Search engines change all the time – often more than daily – and it can be challenging to keep up with all the changes and the noise that goes with it. What do the changes mean? How will it affect you? Our new monthly Search Summary pieces aim to help answer those questions and more!

Each month, Yoghurt Digital will be summarising the most significant changes in the world of search. Whilst February didn’t see a whole lot of action with regards to major algorithm or UX changes, there were some new features added to Google Search Console and a lot of chatter with the big media players and Australian politics.

New Features in Google

Search Console now includes Chrome data

Google announced that the “Discover” report in Google Search Console will now include data from users using Google Chrome. It previously only used data from the Google App on Android and iOS devices, so is a welcome addition and we’re looking forward to the reports as the update rolls out.

New Google Discover Screenshot

New Association functionality added to Google Search Console

There’s now an “Association” page within the settings menu that allows you to connect other Google Services such as YouTube or Google Analytics.

It’s a welcome change, as previously these integrations were only visible on the apps GSC was connected to.
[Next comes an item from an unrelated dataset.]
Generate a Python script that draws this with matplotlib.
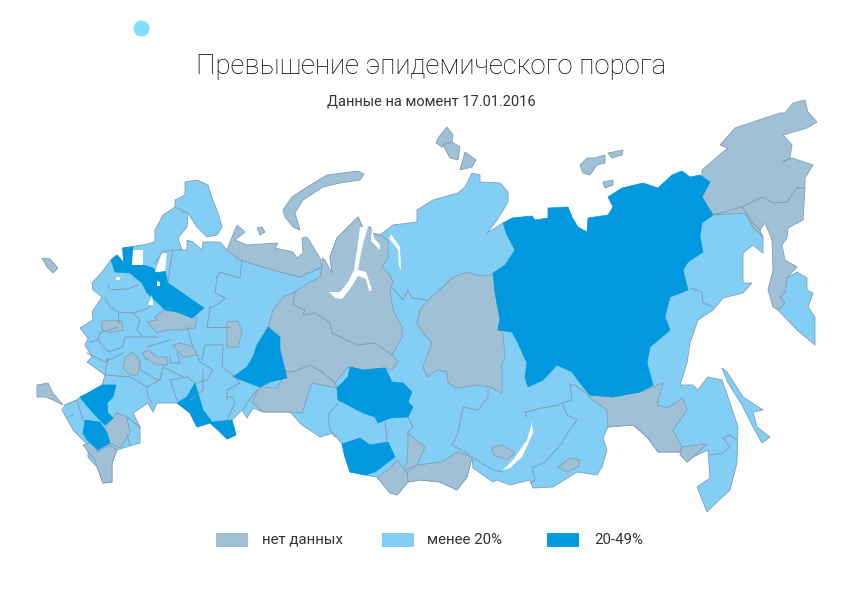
import matplotlib
matplotlib.use("Agg")
import matplotlib.pyplot as plt

# Colours
GREY = '#a0c0d5'
LIGHT = '#82cef5'
DARK = '#0099e0'
BORDER = '#7f9fb8'

# Legend
legend_labels = ['нет данных', 'менее 20%', '20-49%']
legend_colors = [GREY, LIGHT, DARK]
legend_x = [216, 382, 547]
legend_text_x = [262, 427, 594]

# Region outlines (x, y in image pixels)
mainland = [(122,248),(143,245),(155,242),(155,230),(163,215),(175,207),(175,200),(185,195),(185,182),(197,180),
    (208,185),(212,198),(218,213),(222,227),(217,235),(207,237),(197,227),(188,213),(187,227),(178,238),(182,250),
    (187,250),(187,240),(193,242),(202,250),(203,242),(220,242),(227,250),(240,260),(280,272),(300,277),(322,267),
    (332,273),(330,257),(337,238),(353,222),(358,217),(363,228),(370,227),(373,233),(380,235),(393,225),(417,222),
    (417,210),(433,200),(458,193),(465,187),(472,173),(480,175),(480,182),(500,183),(508,192),(508,202),(497,220),
    (487,233),(503,223),(600,300),(703,215),(745,213),(753,227),(763,237),(763,253),(753,245),(743,253),(743,283),
    (752,283),(743,293),(723,298),(713,310),(698,320),(690,343),(687,363),(680,385),(693,385),(698,390),(703,383),
    (708,377),(722,380),(728,397),(738,427),(737,463),(730,490),(717,502),(707,512),(697,487),(710,478),(708,450),
    (693,457),(687,462),(680,452),(658,452),(647,437),(633,425),(608,427),(603,438),(607,450),(602,467),(597,475),
    (577,472),(553,487),(533,488),(530,480),(510,485),(497,480),(493,482),(473,468),(472,457),(467,477),(457,490),
    (440,482),(420,480),(408,482),(397,495),(390,493),(377,477),(365,475),(350,472),(345,457),(342,444),(333,433),
    (320,437),(302,425),(290,412),(263,412),(253,408),(247,418),(242,410),(232,420),(236,435),(227,439),(218,430),(210,423),
    (197,427),(190,413),(177,403),(157,403),(153,412),(148,403),(133,413),(140,427),(140,443),(133,445),(117,450),
    (112,463),(112,482),(103,483),(97,467),(88,457),(88,445),(73,430),(62,410),(65,405),(77,400),(80,397),(88,393),(102,385),(105,375),
    (87,362),(92,357),(85,345),(88,338),(80,328),(93,320),(92,312),(102,297),(93,290),(92,283),(102,272),(111,260),(117,255),
    (124,263)]
kamchatka = [(797,272),(807,278),(807,290),(813,293),(808,307),(815,317),(815,345),(797,330),(778,310),(785,303),
    (780,297),(785,292),(787,278)]
sakhalin = [(722,368),(727,372),(743,397),(763,410),(753,412),(757,427),(770,437),(762,443),(753,427),(742,405),(728,383)]

no_data = {
    'nenets': [(227,250),(230,242),(237,225),(245,232),(235,240),(247,245),(278,243),(275,248),(293,252),(297,258),
        (303,253),(302,238),(307,237),(320,258),(322,267),(300,277),(280,272),(240,260)],
    'yamal_khanty': [(322,268),(320,277),(305,285),(295,292),(283,297),(273,310),(268,327),(277,340),(280,360),(286,372),
        (293,372),(310,365),(322,372),(335,383),(348,367),(363,370),(385,368),(392,370),(398,362),(392,355),(402,337),
        (402,327),(393,310),(390,290),(393,282),(390,275),(382,267),(388,258),(388,240),(380,235),(373,233),(370,227),
        (363,228),(358,217),(353,222),(337,238),(330,257),(332,273),(325,260),(322,258)],
    'chelyabinsk_kurgan': [(252,402),(260,387),(277,388),(286,372),(293,372),(310,365),(322,372),(335,383),(337,388),
        (312,383),(302,413),(290,412),(263,412)],
    'evenkia': [(443,287),(453,277),(467,272),(480,276),(493,275),(498,293),(497,303),(500,320),(498,328),(503,333),
        (505,357),(502,363),(502,393),(490,387),(477,385),(457,388),(448,383),(447,372),(437,370),(427,377),(423,367),
        (432,343),(423,333),(417,323),(420,310),(430,298)],
    'khakassia': [(408,433),(425,447),(417,465),(402,472),(407,463),(408,447)],
    'tyva': [(407,473),(417,465),(442,462),(457,452),(472,457),(467,477),(457,490),(440,482),(420,480),(408,482)],
    'altai': [(377,477),(388,470),(397,460),(407,473),(408,482),(397,495),(390,493)],
    'irkutsk_patch': [(492,447),(503,445),(515,453),(507,460),(493,455)],
    'agin_patch': [(558,467),(570,458),(580,460),(578,467),(567,472)],
    'amur': [(588,395),(613,397),(640,392),(663,383),(657,405),(667,408),(683,398),(687,410),(673,430),(682,447),
        (680,452),(658,452),(647,437),(633,425),(608,427),(607,410),(590,398)],
    'jewish': [(682,447),(707,444),(693,457),(687,462),(680,455)],
    'chukotka_koryak': [(702,170),(717,157),(728,148),(720,145),(735,128),(780,113),(785,113),(793,103),(805,100),
        (808,112),(817,122),(807,128),(783,135),(792,145),(790,158),(782,162),(792,158),(813,165),(805,178),(805,188),
        (803,220),(788,228),(787,238),(782,245),(785,260),(797,267),(787,278),(785,292),(780,297),(785,303),(778,310),
        (773,307),(768,290),(773,270),(772,240),(765,223),(760,230),(763,237),(753,227),(745,213),(713,215),(702,197)],
    'novaya_zemlya': [(283,210),(292,197),(307,187),(327,175),(358,171),(364,174),(360,180),(340,183),(323,187),
        (303,200),(295,213),(300,230),(293,227),(285,217)],
    'kolguev': [(257,228),(262,227),(265,232),(260,235)],
    'sev_zemlya_a': [(438,138),(447,127),(453,135),(452,142),(442,147),(436,143)],
    'sev_zemlya_b': [(443,145),(452,142),(460,147),(458,160),(450,158)],
    'sev_zemlya_c': [(460,170),(465,152),(476,160),(472,167)],
    'new_siberia_a': [(580,165),(587,158),(595,158),(605,155),(605,163),(597,165),(590,175),(583,173)],
    'new_siberia_b': [(608,153),(623,150),(622,155),(612,158)],
    'new_siberia_c': [(603,182),(613,180),(613,185),(605,188)],
    'kaliningrad': [(42,258),(50,259),(58,268),(53,273),(47,267)],
    'crimea': [(37,385),(48,383),(53,393),(63,405),(53,400),(45,397),(37,397)],
    'smolensk': [(101,322),(110,320),(122,321),(123,330),(110,333),(102,330)],
    'kostroma': [(147,322),(157,320),(155,317),(168,307),(178,312),(197,318),(195,328),(180,330),(168,330),(157,333)],
    'perm_patch': [(227,322),(238,321),(242,332),(238,347),(227,347)],
    'tatar': [(173,345),(180,343),(193,347),(197,355),(183,357),(177,350)],
    'penza': [(142,353),(148,350),(157,357),(167,357),(167,365),(157,365),(145,358)],
    'tambov': [(125,357),(133,352),(140,360),(138,375),(130,375),(123,368)],
    'kalmykia': [(105,427),(117,413),(127,417),(130,433),(120,448),(110,443)],
    'dagestan': [(83,445),(92,442),(98,452),(110,445),(117,450),(112,463),(112,482),(103,483),(97,467),(95,460)],
}

over_threshold = {
    'yakutia': [(503,223),(512,218),(532,216),(535,220),(548,218),(548,208),(568,207),(572,217),(578,227),(587,232),
        (588,218),(608,215),(613,207),(608,197),(622,188),(643,183),(658,188),(672,175),(682,171),(690,177),(700,175),
        (710,182),(702,197),(713,215),(702,223),(700,237),(703,252),(688,262),(683,270),(688,290),(670,297),(665,317),
        (670,330),(650,347),(647,363),(653,385),(640,392),(613,397),(590,395),(580,383),(572,372),(557,365),(543,380),
        (528,387),(525,377),(527,363),(518,343),(512,332),(498,330),(500,318),(495,293),(493,273),(505,265),(515,250),
        (507,235)],
    'sverdlovsk': [(268,327),(280,337),(280,350),(287,378),(270,382),(260,387),(233,377),(247,367),(253,357),(257,345)],
    'orenburg': [(195,383),(203,410),(212,422),(232,420),(236,435),(227,439),(218,430),(210,423),(197,427),(190,413),
        (177,403),(187,397)],
    'tomsk': [(350,367),(363,370),(385,368),(392,382),(403,383),(412,392),(408,402),(413,407),(408,417),(390,418),
        (378,423),(375,417),(363,413),(348,405),(338,400),(337,388),(348,377)],
    'altai_krai': [(342,444),(360,438),(370,445),(388,442),(395,457),(375,472),(365,475),(350,472),(345,457)],
    'rostov': [(102,385),(116,385),(113,397),(107,403),(108,413),(113,418),(105,425),(95,415),(88,407),(80,397),(88,393)],
    'stavropol': [(85,420),(100,422),(107,433),(110,443),(98,450),(87,440),(83,433)],
    'northwest': [(111,260),(117,255),(124,263),(123,248),(133,247),(132,265),(143,265),(153,268),(157,273),(165,271),
        (168,283),(185,295),(204,308),(192,318),(177,312),(165,310),(158,303),(147,293),(142,283),(130,273),(115,272)],
}

# Inner region borders (x, y in image pixels)
borders = [
    [(108,285),(110,290),(127,289),(138,285)], [(105,298),(110,307),(118,312),(133,313),(143,310),(150,307)],
    [(118,312),(118,323)], [(133,313),(140,320),(137,330),(143,337),(158,337)], [(100,333),(118,327)],
    [(90,342),(98,340),(108,352),(123,347),(125,337),(140,337)], [(98,340),(100,333)], [(87,353),(105,362),(123,353)],
    [(105,362),(108,358),(105,375),(130,377)], [(130,377),(147,387),(160,380),(163,367)], [(140,360),(140,370),(158,380)],
    [(147,387),(148,397),(152,403)], [(170,380),(177,400)], [(170,380),(187,377),(195,383)], [(163,367),(183,377)],
    [(170,357),(170,363),(180,363),(177,352)], [(197,355),(200,362),(213,370),(207,380),(197,383)],
    [(202,360),(205,345),(223,345),(222,367),(233,375)], [(170,340),(147,347)], [(207,327),(230,327)],
    [(187,327),(193,347)], [(210,308),(207,327)], [(217,277),(215,293),(225,298),(220,303),(210,308)],
    [(217,277),(220,272),(240,278),(242,260)], [(168,283),(170,267),(173,250),(182,250)], [(155,263),(162,252),(173,250)],
    [(175,207),(187,213)], [(203,370),(203,390),(190,400)], [(227,400),(227,390),(240,383),(233,375)],
    [(227,420),(235,403),(233,397),(227,397)], [(257,390),(247,403),(243,410)], [(65,405),(77,400),(83,420)],
    [(73,415),(68,417)], [(127,417),(140,427)], [(127,435),(130,445)],
    [(295,292),(293,305),(305,310),(303,315),(315,313),(330,323),(332,333),(357,345),(375,343),(392,355)],
    [(338,403),(328,415),(330,430),(335,437)], [(385,422),(387,440)], [(408,417),(413,427),(407,433)],
    [(393,288),(403,300),(408,290),(412,298),(427,300)],
    [(488,390),(488,397),(478,410),(463,407),(460,423),(458,433),(452,445),(470,455)],
    [(472,457),(493,470),(503,472)], [(525,412),(542,408),(558,405),(565,402),(572,400),(570,385),(575,385),(590,396)],
    [(563,405),(567,415),(577,420),(565,437),(562,443),(545,462),(532,468),(535,480),(530,483)],
    [(525,412),(527,417)], [(710,455),(723,453),(730,447),(723,438),(730,435),(737,440)],
    [(690,288),(702,292),(703,303),(713,307)], [(742,207),(762,197),(773,203),(787,202),(797,188),(803,188)],
    [(742,207),(753,223),(760,230)], [(712,215),(742,207)],
]

# White water on top of the land
water = [
    [(363,227),(368,227),(364,240),(361,253),(358,270),(366,272),(372,290),(369,291),(366,279),(358,276),(350,289),
     (342,299),(335,298),(329,292),(340,292),(348,282),(354,270),(357,250),(360,227)],
    [(391,234),(400,247),(401,270),(399,266),(398,250),(389,238)],
    [(372,227),(374,238),(380,245),(380,250),(371,241)],
    [(532,422),(533,433),(522,457),(510,468),(503,470),(513,460),(527,440)],
    [(133,250),(143,250),(143,265),(132,265)],
    [(155,272),(162,253),(167,253),(165,271)],
    [(152,295),(153,305),(148,305)],
    [(157,281),(160,282),(160,286),(157,286)],
    [(116,277),(120,277),(120,280),(116,280)],
]

fig = plt.figure(figsize=(8.62, 6.03), dpi=100)
ax = fig.add_axes([0, 0, 1, 1])
ax.set_xlim(0, 862)
ax.set_ylim(603, 0)
ax.axis('off')


def draw_region(points, color):
    xs = [p[0] for p in points]
    ys = [p[1] for p in points]
    ax.fill(xs, ys, facecolor=color, edgecolor=BORDER, linewidth=0.6)


for outline in [mainland, kamchatka, sakhalin]:
    draw_region(outline, LIGHT)
for line in borders:
    ax.plot([p[0] for p in line], [p[1] for p in line], color=BORDER, linewidth=0.7)
for outline in no_data.values():
    draw_region(outline, GREY)
for outline in over_threshold.values():
    ax.fill([p[0] for p in outline], [p[1] for p in outline], facecolor=DARK, edgecolor=DARK, linewidth=0.5)
for outline in water:
    ax.fill([p[0] for p in outline], [p[1] for p in outline], facecolor='white', edgecolor='none')

# Dot in the corner
ax.scatter([141], [28], s=133, color='#7fe0ff', linewidths=0)

# Titles
ax.text(431, 66, 'Превышение эпидемического порога', ha='center', va='center',
        fontsize=19.9, family='Roboto', weight='light', color='#000000')
ax.text(431, 102, 'Данные на момент 17.01.2016', ha='center', va='center',
        fontsize=10.5, family='Roboto', color='#333333')

# Legend
for x, tx, color, label in zip(legend_x, legend_text_x, legend_colors, legend_labels):
    ax.add_patch(plt.Rectangle((x, 533), 32, 14, facecolor=color, edgecolor='none'))
    ax.text(tx, 540, label, ha='left', va='center', fontsize=10.8, family='Roboto', color='#333333')

fig.savefig('out.png', dpi=100)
Now we can see them all in GSC – neat!

New Google Search Console Associations Screenshot

Top TipYou can keep up to date with similar Google updates via their newly consolidated Google Search Central Blog

Google News

Financial performance

It seems like COVID has only helped the juggernaut as Google posted significant increases in their business during Q4 for the fiscal 2020 year, with revenue increasing by 23% YoY to $56.9B 😲

You can read more on the finstats via TechMeme here.

Threatening to pull out of the Australian Market

The News Media Bargaining Code has been all over the news for what feels like the majority of 2021. Google responded with a public video and took over search results to ensure everyone saw it.

It angered politicians, induced fear into the Australian public, made world headlines and allowed space for many of the competition to put their hands up and tell everyone it was going to be OK.

At the time of writing, the media bargaining code has now passed in Parliament (more detail on this to come).